While the IAB and others have endeavored for several years to create and issue guidelines, what will truly determine viable, workable metrics, may ultimately be the market itself. In other words, what brands and agencies deem logical measures, specifically for successful digital video campaigns.
The reason for this is, video is simply a different advertising animal altogether. Relying on impressions and clickthrough-rates (CTRs) for banner ads is bad enough; trying to apply it to video is even worse. Those clicks could very well be consumers trying to find a pause, close or mute button (the exception might be when digital video has interactive components, such as a ‘shoppable’ feature, and in those cases, clicks can actually be useful).
Trying to apply metrics normally associated with measuring linear television advertising, such as reach, frequency, and gross ratings points (GRPs), to digital video, equally falls short. Those measures specifically help buyers understand reach within an intended audience, but do not address aggregate consumption of a particular video ad.
In recent years, the video completion rate (VCR) has been heralded as a possible gold standard for digital video. VCR can be a valuable indicator and its sister metric, ‘time spent,’ is a useful supplemental measure of how much attention consumers are giving your ad.

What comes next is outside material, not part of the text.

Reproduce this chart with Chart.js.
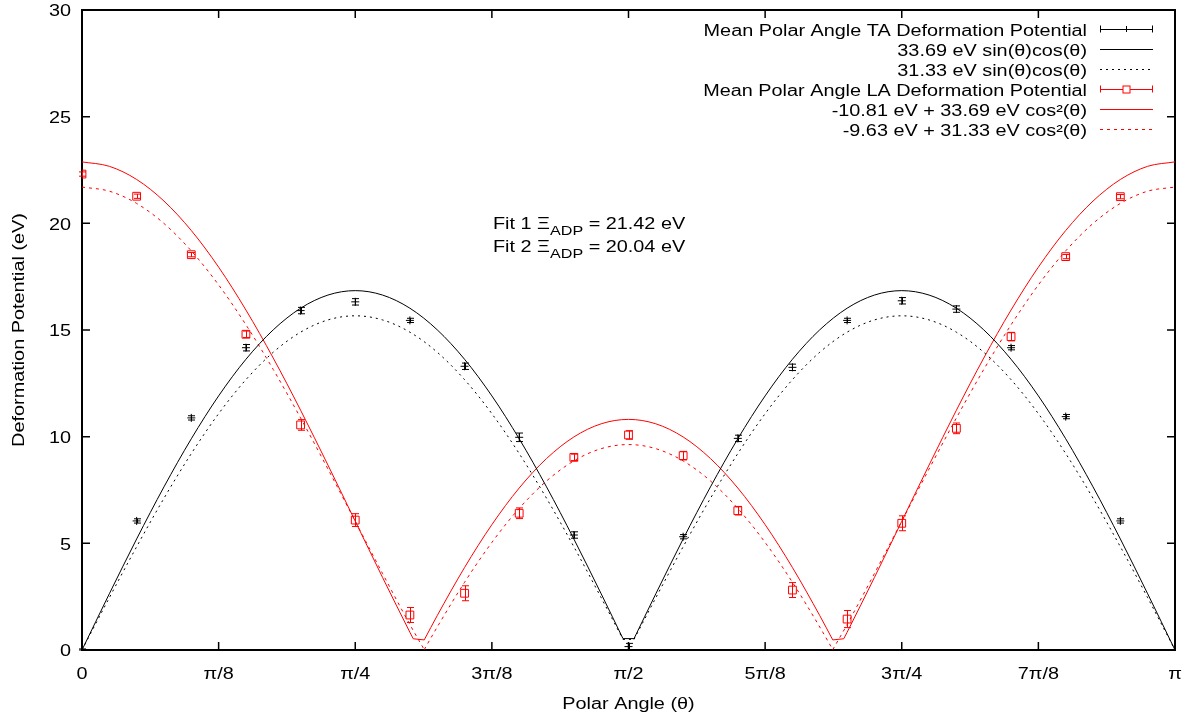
<!DOCTYPE html>
<html>
<head>
<meta charset="utf-8">
<script src="https://cdn.jsdelivr.net/npm/chart.js@4/dist/chart.umd.min.js"></script>
<style>
  html, body { margin: 0; padding: 0; background: #fff; }
  #c { display: block; }
</style>
</head>
<body>
<canvas id="c" width="1194" height="720"></canvas>
<script>
// ---------------- data (angles in degrees, 180 = π) ----------------
const xTickLabels = ['0', 'π/8', 'π/4', '3π/8', 'π/2', '5π/8', '3π/4', '7π/8', 'π'];
const yTickLabels = ['0', '5', '10', '15', '20', '25', '30'];

const dataAngles = [0, 9, 18, 27, 36, 45, 54, 63, 72, 81, 90, 99, 108, 117, 126, 135, 144, 153, 162, 171];
const taMean = [0.00, 6.05, 10.88, 14.17, 15.91, 16.32, 15.45, 13.30, 9.97, 5.39, 0.16, 5.31, 9.92, 13.25, 15.45, 16.37, 15.98, 14.17, 10.94, 6.05];
const taErr  = [0.05, 0.10, 0.10, 0.15, 0.15, 0.15, 0.10, 0.15, 0.20, 0.15, 0.15, 0.10, 0.15, 0.15, 0.10, 0.15, 0.15, 0.10, 0.10, 0.10];
const laMean = [22.31, 21.27, 18.53, 14.80, 10.55, 6.09, 1.64, 2.66, 6.41, 9.03, 10.08, 9.11, 6.53, 2.81, 1.45, 5.94, 10.39, 14.69, 18.44, 21.25];
const laErr  = [0.10, 0.10, 0.10, 0.15, 0.25, 0.30, 0.35, 0.35, 0.25, 0.15, 0.20, 0.20, 0.20, 0.35, 0.40, 0.35, 0.25, 0.20, 0.10, 0.10];

const taFitAngles = [0, 4.5, 9, 13.5, 18, 22.5, 27, 31.5, 36, 40.5, 45, 49.5, 54, 58.5, 63, 67.5, 72, 76.5, 81, 85.5, 89.09, 90.91, 94.5, 99, 103.5, 108, 112.5, 117, 121.5, 126, 130.5, 135, 139.5, 144, 148.5, 153, 157.5, 162, 166.5, 171, 175.5, 180];
const taFit1 = [0, 2.635, 5.205, 7.647, 9.901, 11.911, 13.628, 15.009, 16.021, 16.638, 16.845, 16.638, 16.021, 15.009, 13.628, 11.911, 9.901, 7.647, 5.205, 2.635, 0.534, 0.534, 2.635, 5.205, 7.647, 9.901, 11.911, 13.628, 15.009, 16.021, 16.638, 16.845, 16.638, 16.021, 15.009, 13.628, 11.911, 9.901, 7.647, 5.205, 2.635, 0];
const taFit2 = [0, 2.450, 4.841, 7.112, 9.208, 11.077, 12.673, 13.958, 14.898, 15.472, 15.665, 15.472, 14.898, 13.958, 12.673, 11.077, 9.208, 7.112, 4.841, 2.450, 0.497, 0.497, 2.450, 4.841, 7.112, 9.208, 11.077, 12.673, 13.958, 14.898, 15.472, 15.665, 15.472, 14.898, 13.958, 12.673, 11.077, 9.208, 7.112, 4.841, 2.450, 0];
const taFitCorners = [89.09, 90.91];

const laFit1Angles = [0, 4.5, 9, 13.5, 18, 22.5, 27, 31.5, 36, 40.5, 45, 49.5, 54, 54.55, 56.36, 58.5, 63, 67.5, 72, 76.5, 81, 85.5, 90, 94.5, 99, 103.5, 108, 112.5, 117, 121.5, 123.64, 125.45, 126, 130.5, 135, 139.5, 144, 148.5, 153, 157.5, 162, 166.5, 171, 175.5, 180];
const laFit1 = [22.880, 22.673, 22.056, 21.044, 19.663, 17.946, 15.936, 13.682, 11.240, 8.670, 6.035, 3.400, 0.830, 0.526, 0.473, 1.612, 3.866, 5.876, 7.593, 8.974, 9.986, 10.603, 10.810, 10.603, 9.986, 8.974, 7.593, 5.876, 3.866, 1.612, 0.473, 0.526, 0.830, 3.400, 6.035, 8.670, 11.240, 13.682, 15.936, 17.946, 19.663, 21.044, 22.056, 22.673, 22.880];
const laFit1Corners = [54.55, 56.36, 123.64, 125.45];
const laFit2Angles = [0, 4.5, 9, 13.5, 18, 22.5, 27, 31.5, 36, 40.5, 45, 49.5, 54, 56.36, 58.5, 63, 67.5, 72, 76.5, 81, 85.5, 90, 94.5, 99, 103.5, 108, 112.5, 117, 121.5, 123.64, 126, 130.5, 135, 139.5, 144, 148.5, 153, 157.5, 162, 166.5, 171, 175.5, 180];
const laFit2 = [21.700, 21.507, 20.933, 19.993, 18.708, 17.112, 15.243, 13.147, 10.876, 8.485, 6.035, 3.585, 1.194, 0.017, 1.077, 3.173, 5.042, 6.638, 7.923, 8.863, 9.437, 9.630, 9.437, 8.863, 7.923, 6.638, 5.042, 3.173, 1.077, 0.017, 1.194, 3.585, 6.035, 8.485, 10.876, 13.147, 15.243, 17.112, 18.708, 19.993, 20.933, 21.507, 21.700];
const laFit2Corners = [56.36, 123.64];

const legendLabels = [
  'Mean Polar Angle TA Deformation Potential',
  '33.69 eV sin(θ)cos(θ)',
  '31.33 eV sin(θ)cos(θ)',
  'Mean Polar Angle LA Deformation Potential',
  '-10.81 eV + 33.69 eV cos²(θ)',
  '-9.63 eV + 31.33 eV cos²(θ)'
];
const fitLabels = [['Fit 1 Ξ', 'ADP', ' = 21.42 eV'], ['Fit 2 Ξ', 'ADP', ' = 20.04 eV']];

// ---------------- text stretch (reference glyphs are drawn wide) ----------------
const SX = 1.24;
const origFillText = CanvasRenderingContext2D.prototype.fillText;
CanvasRenderingContext2D.prototype.fillText = function (text, x, y, maxWidth) {
  this.save();
  this.translate(x, y);
  this.scale(SX, 1);
  if (maxWidth === undefined || maxWidth === null) origFillText.call(this, text, 0, 0);
  else origFillText.call(this, text, 0, 0, maxWidth / SX);
  this.restore();
};

const FONT = '"Liberation Sans", Arial, Helvetica, sans-serif';
Chart.defaults.font.family = FONT;
Chart.defaults.font.size = 16;
Chart.defaults.color = '#000';

const RED = '#ff0000';
const BLACK = '#000000';
const pts = (xs, ys) => xs.map((v, i) => ({ x: v, y: ys[i] }));
// curve points; the smooth line is broken (zero-length gap) at sharp corners
function curvePts(xs, ys, corners) {
  const out = [];
  xs.forEach((v, i) => {
    out.push({ x: v, y: ys[i] });
    if (corners.includes(v)) {
      out.push({ x: v, y: null });
      out.push({ x: v, y: ys[i] });
    }
  });
  return out;
}

// ---------------- plugins ----------------
const frameTicks = {
  id: 'frameTicks',
  beforeDatasetsDraw(chart) {
    const { ctx, chartArea: a, scales: { x, y } } = chart;
    ctx.save();
    ctx.strokeStyle = BLACK;
    ctx.lineWidth = 1.5;
    ctx.beginPath();
    x.ticks.forEach((t, i) => {
      const px = x.getPixelForTick(i);
      ctx.moveTo(px, a.bottom); ctx.lineTo(px, a.bottom - 8);
      ctx.moveTo(px, a.top); ctx.lineTo(px, a.top + 8);
    });
    y.ticks.forEach((t, i) => {
      const py = y.getPixelForTick(i);
      ctx.moveTo(a.left, py); ctx.lineTo(a.left + 8, py);
      ctx.moveTo(a.right, py); ctx.lineTo(a.right - 8, py);
    });
    ctx.stroke();
    ctx.lineWidth = 2;
    ctx.strokeRect(a.left, a.top, a.right - a.left, a.bottom - a.top);
    ctx.restore();
  }
};

const errorBars = {
  id: 'errorBars',
  afterDatasetsDraw(chart) {
    const { ctx, scales: { x, y } } = chart;
    ctx.save();
    chart.data.datasets.forEach((ds) => {
      if (!ds.errors) return;
      ctx.strokeStyle = ds.borderColor;
      ctx.lineWidth = 1;
      ctx.beginPath();
      ds.data.forEach((p, i) => {
        const e = ds.errors[i];
        const px = Math.round(x.getPixelForValue(p.x)) + 0.5;
        const yt = y.getPixelForValue(p.y + e);
        const yb = y.getPixelForValue(Math.max(0, p.y - e));
        ctx.moveTo(px, yt); ctx.lineTo(px, yb);
        ctx.moveTo(px - 3.5, yt); ctx.lineTo(px + 3.5, yt);
        ctx.moveTo(px - 3.5, yb); ctx.lineTo(px + 3.5, yb);
      });
      ctx.stroke();
    });
    ctx.restore();
  }
};

const keyAndLabel = {
  id: 'keyAndLabel',
  afterDraw(chart) {
    const { ctx, chartArea: a } = chart;
    ctx.save();
    ctx.font = '16px ' + FONT;
    ctx.textBaseline = 'alphabetic';
    const textRight = a.right - 88;
    const x1 = a.right - 75, x2 = a.right - 22, xm = (x1 + x2) / 2;
    legendLabels.forEach((label, i) => {
      const ds = chart.data.datasets[i];
      const yc = a.top + 19 + 20 * i;
      ctx.fillStyle = BLACK;
      ctx.textAlign = 'right';
      ctx.fillText(label, textRight, yc + 7);
      ctx.strokeStyle = ds.borderColor;
      ctx.lineWidth = 1;
      ctx.setLineDash(ds.borderDash || []);
      ctx.beginPath();
      ctx.moveTo(x1, yc + 0.5); ctx.lineTo(x2, yc + 0.5);
      ctx.stroke();
      ctx.setLineDash([]);
      if (ds.errors) {
        ctx.beginPath();
        ctx.moveTo(x1 + 0.5, yc - 3.5); ctx.lineTo(x1 + 0.5, yc + 3.5);
        ctx.moveTo(x2 - 0.5, yc - 3.5); ctx.lineTo(x2 - 0.5, yc + 3.5);
        if (ds.pointStyle === 'cross') {
          ctx.moveTo(xm, yc - 3); ctx.lineTo(xm, yc + 3);
        }
        ctx.stroke();
        if (ds.pointStyle === 'rect') {
          ctx.fillStyle = '#fff';
          ctx.fillRect(xm - 3.5, yc - 3, 7, 7);
          ctx.strokeRect(xm - 3.5, yc - 3, 7, 7);
        }
      }
    });
    // Fit annotation
    const lx = a.left + 411;
    const baselines = [a.top + 219.3, a.top + 242.3];
    ctx.textAlign = 'left';
    ctx.fillStyle = BLACK;
    fitLabels.forEach((parts, i) => {
      let cx = lx;
      const by = baselines[i];
      ctx.font = '16px ' + FONT;
      ctx.fillText(parts[0], cx, by);
      cx += ctx.measureText(parts[0]).width * SX;
      ctx.font = '13px ' + FONT;
      ctx.fillText(parts[1], cx, by + 6);
      cx += ctx.measureText(parts[1]).width * SX;
      ctx.font = '16px ' + FONT;
      ctx.fillText(parts[2], cx, by);
    });
    ctx.restore();
  }
};

const curveStyle = { borderWidth: 1, pointRadius: 0, cubicInterpolationMode: 'monotone', spanGaps: false };

// ---------------- chart ----------------
new Chart(document.getElementById('c'), {
  type: 'line',
  data: {
    datasets: [
      {
        label: legendLabels[0], data: pts(dataAngles, taMean), errors: taErr,
        showLine: false, pointStyle: 'cross', pointRadius: 4, pointBorderWidth: 1,
        borderColor: BLACK, backgroundColor: BLACK, order: 1
      },
      Object.assign({ label: legendLabels[1], data: curvePts(taFitAngles, taFit1, taFitCorners), borderColor: BLACK, order: 2 }, curveStyle),
      Object.assign({ label: legendLabels[2], data: curvePts(taFitAngles, taFit2, taFitCorners), borderColor: BLACK, borderDash: [2, 4], order: 3 }, curveStyle),
      {
        label: legendLabels[3], data: pts(dataAngles, laMean), errors: laErr,
        showLine: false, pointStyle: 'rect', pointRadius: 5.5, pointBorderWidth: 1,
        borderColor: RED, backgroundColor: 'rgba(0,0,0,0)', order: 0
      },
      Object.assign({ label: legendLabels[4], data: curvePts(laFit1Angles, laFit1, laFit1Corners), borderColor: RED, order: 4 }, curveStyle),
      Object.assign({ label: legendLabels[5], data: curvePts(laFit2Angles, laFit2, laFit2Corners), borderColor: RED, borderDash: [3, 4], order: 5 }, curveStyle)
    ]
  },
  options: {
    responsive: false,
    devicePixelRatio: 1,
    animation: false,
    events: [],
    layout: { padding: { top: 10, right: 19, left: 0, bottom: 0 } },
    plugins: { legend: { display: false }, tooltip: { enabled: false } },
    scales: {
      x: {
        type: 'linear', min: 0, max: 180,
        grid: { display: false, drawTicks: false },
        border: { display: false },
        ticks: {
          stepSize: 22.5, autoSkip: false, maxRotation: 0, padding: 15,
          callback: (v, i) => xTickLabels[i]
        },
        title: { display: true, text: 'Polar Angle (θ)', padding: { top: 0, bottom: 6 } },
        afterFit: (s) => { s.height = 70; s.paddingLeft = 0; s.paddingRight = 0; }
      },
      y: {
        type: 'linear', min: 0, max: 30,
        grid: { display: false, drawTicks: false },
        border: { display: false },
        ticks: { stepSize: 5, padding: 11, labelOffset: 2, callback: (v, i) => yTickLabels[i] },
        title: { display: true, text: 'Deformation Potential (eV)', padding: { top: 10, bottom: 0 } },
        afterFit: (s) => { s.width = 82; s.paddingTop = 0; s.paddingBottom = 0; }
      }
    }
  },
  plugins: [frameTicks, errorBars, keyAndLabel]
});
</script>
</body>
</html>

On top of that, creative effectiveness can be parsed by examining video ‘drop-off point’ which tells exactly you where the viewer lost interest in your ad.
However, those measures are simply not enough. Where one might find the Holy Grail of digital video metrics is with engagement. Video units with responsive features, sequential storyboards, animations, links to products, product galleries, web pages and social channels are beginning to actually measure engaged viewers. Unlike simple banner clicks that can often be accidental, engagement metrics are strong indicators that the viewer chose deeper involvement with your brand.
As we all look to capitalize on digital video’s meteoric growth, it’s critical to substantiate the medium with strong metrics such as engagement, VCR, and time spent and prove its value in driving business.